Netanyahu rejects US demand to cancel East Jerusalem housing project

Opening the weekly cabinet session Sunday, July 19, Israeli prime minister Binyamin Netanyahu sharply rejected the US State Department demand handed to Israeli ambassador Michael Oran to put a stop to construction work at the Shepherd’s Hotel site in Jerusalem. The abandoned hotel is located between the Arab neighborhood of Sheikh Jarrah and Mount Scopus, where the Hebrew University and Hadassah are situated.
Netanyahu stressed the issue of construction in Jerusalem, capital of Israel and the Jewish people, is not open to discussion. Hundreds of Arab residents have purchased apartments in the west of the city without difficulty, he pointed out, and there is no bar on Jews buying or building on the eastern side. Building permits are issued by city authorities for Jews and Arabs alike in the open, undivided city of Jerusalem, said Netanyahu.
The Shepherd’s Hotel site originally belonged to the Grand Mufti Haj Amin al-Husseini and his heirs turned it into a hotel in the years between 1948 and 1967 when Jews were forbidden to set foot in Jerusalem. In the 1980s, the Husseinis sold the site to American businessman Irwin Moskowitz who intends building a 20-apartment Jewish housing estate there.

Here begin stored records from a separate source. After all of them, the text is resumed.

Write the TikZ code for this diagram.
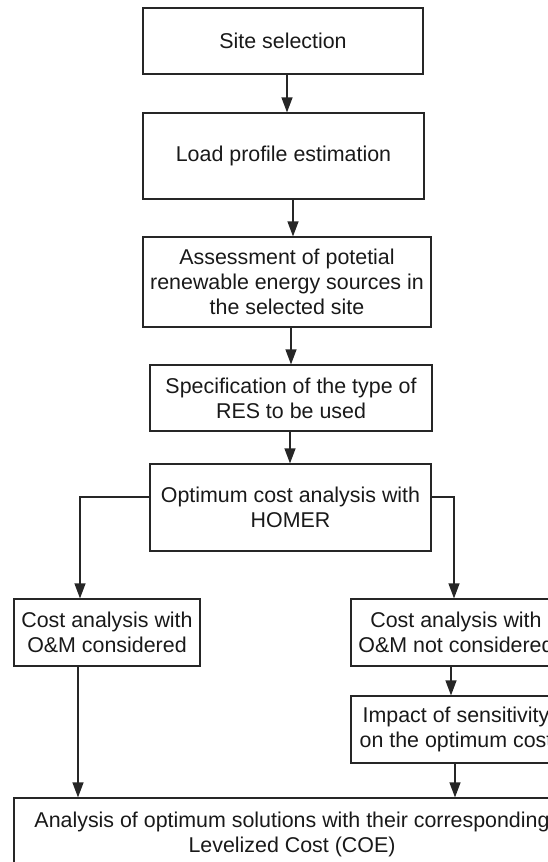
\documentclass[tikz,border=0pt]{standalone}
\usepackage{fontspec}
\setmainfont{Liberation Sans}
\usetikzlibrary{arrows.meta}
\begin{document}
\begin{tikzpicture}[
  x=1pt, y=-1pt,
  stepbox/.style={rectangle, draw=black!85, line width=1.2pt, inner sep=2pt, align=center, text=black!90, font=\fontsize{21.4}{25}\selectfont},
  flow/.style={line width=1.2pt, draw=black!85, -{Triangle[length=15pt, width=11pt]}}
]
  \useasboundingbox (0,0) rectangle (548,862);
  \clip (0,0) rectangle (548,862);

  % Main column
  \node[stepbox, minimum width=280pt, minimum height=66pt] (site) at (283,41) {Site selection};
  \node[stepbox, minimum width=281pt, minimum height=86pt] (load) at (283.5,156) {Load profile estimation};
  \node[stepbox, minimum width=288pt, minimum height=90pt] (assess) at (287,282) {Assessment of potetial\\renewable energy sources in\\the selected site};
  \node[stepbox, minimum width=282pt, minimum height=66pt] (res) at (291,398) {Specification of the type of\\RES to be used};
  \node[stepbox, minimum width=281pt, minimum height=87pt] (homer) at (290.5,507.5) {Optimum cost analysis with\\HOMER};

  % Two branches
  \node[stepbox, minimum width=186pt, minimum height=67pt] (withom) at (107,632.5) {Cost analysis with\\O\&M considered};
  \node[stepbox, minimum width=210pt, minimum height=67pt] (noom) at (456,632.5) {Cost analysis with\\O\&M not considered};
  \node[stepbox, minimum width=210pt, minimum height=67pt] (sens) at (456,729.5) {Impact of sensitivity\\on the optimum cost};

  % Final box
  \node[stepbox, minimum width=556pt, minimum height=72pt] (coe) at (292,834) {Analysis of optimum solutions with their corresponding\\Levelized Cost (COE)};

  % Arrows of the main column
  \draw[flow] ([xshift=4pt]site.south) -- ([xshift=4pt]site.south |- load.north);
  \draw[flow] ([xshift=9.5pt]load.south) -- ([xshift=9.5pt]load.south |- assess.north);
  \draw[flow] ([xshift=4pt]assess.south) -- ([xshift=4pt]assess.south |- res.north);
  \draw[flow] ([xshift=-1pt]res.south) -- ([xshift=-1pt]res.south |- homer.north);

  % Branch arrows
  \draw[flow] ([yshift=10.5pt]homer.west) -| ([xshift=-27pt]withom.north);
  \draw[flow] ([yshift=10.5pt]homer.east) -| ([xshift=-2pt]noom.north);
  \draw[flow] ([xshift=-5pt]noom.south) -- ([xshift=-5pt]noom.south |- sens.north);
  \draw[flow] ([xshift=-29pt]withom.south) -- ([xshift=-29pt]withom.south |- coe.north);
  \draw[flow] ([xshift=-1pt]sens.south) -- ([xshift=-1pt]sens.south |- coe.north);
\end{tikzpicture}
\end{document}
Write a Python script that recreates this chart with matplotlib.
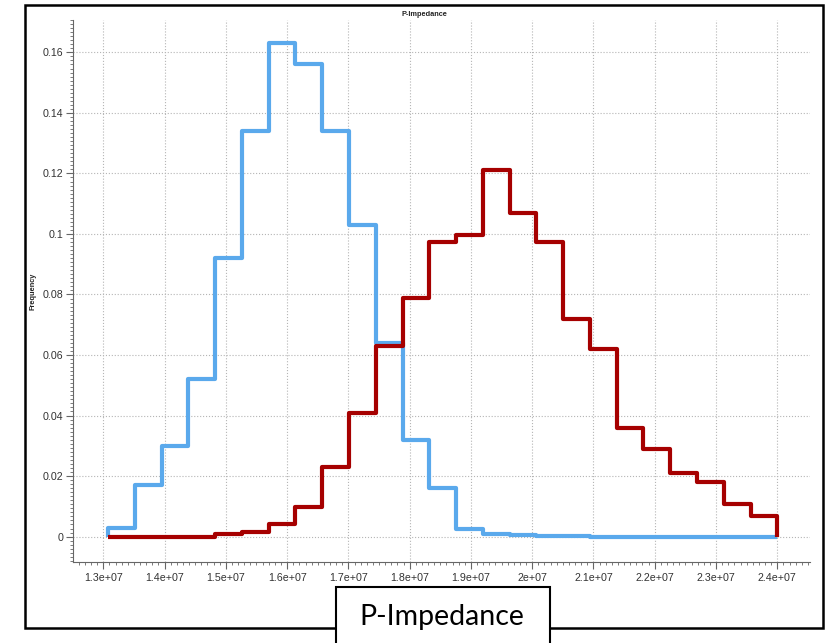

debkafile‘s political sources add: The left-wing Meretz party leader Haim Oron predictably supported the US demand issued in response to a protest from Palestinian Authority chairman Mahmoud Abbas. This circular process has become a regular feature of US-Israeli relations, usually beginning with left-wing Israeli activists “alerting” the US administration to Jewish construction activity on the West Bank and Jerusalem in order to trigger a Palestinian complaint and invoke American pressure on the Israeli government.
Moskowitz has devoted himself to purchasing land from Palestinians in east Jerusalem for the construction of Jewish neighborhoods. Likewise, Jewish neighborhoods abutting on east Jerusalem and the West Bank, such as French Hill and Pisgat Zeev, have in recent years attracted a growing number of Palestinians apartment purchasers.
Netayahu has made it clear, like his predecessors, that Jerusalem is no “settlement.”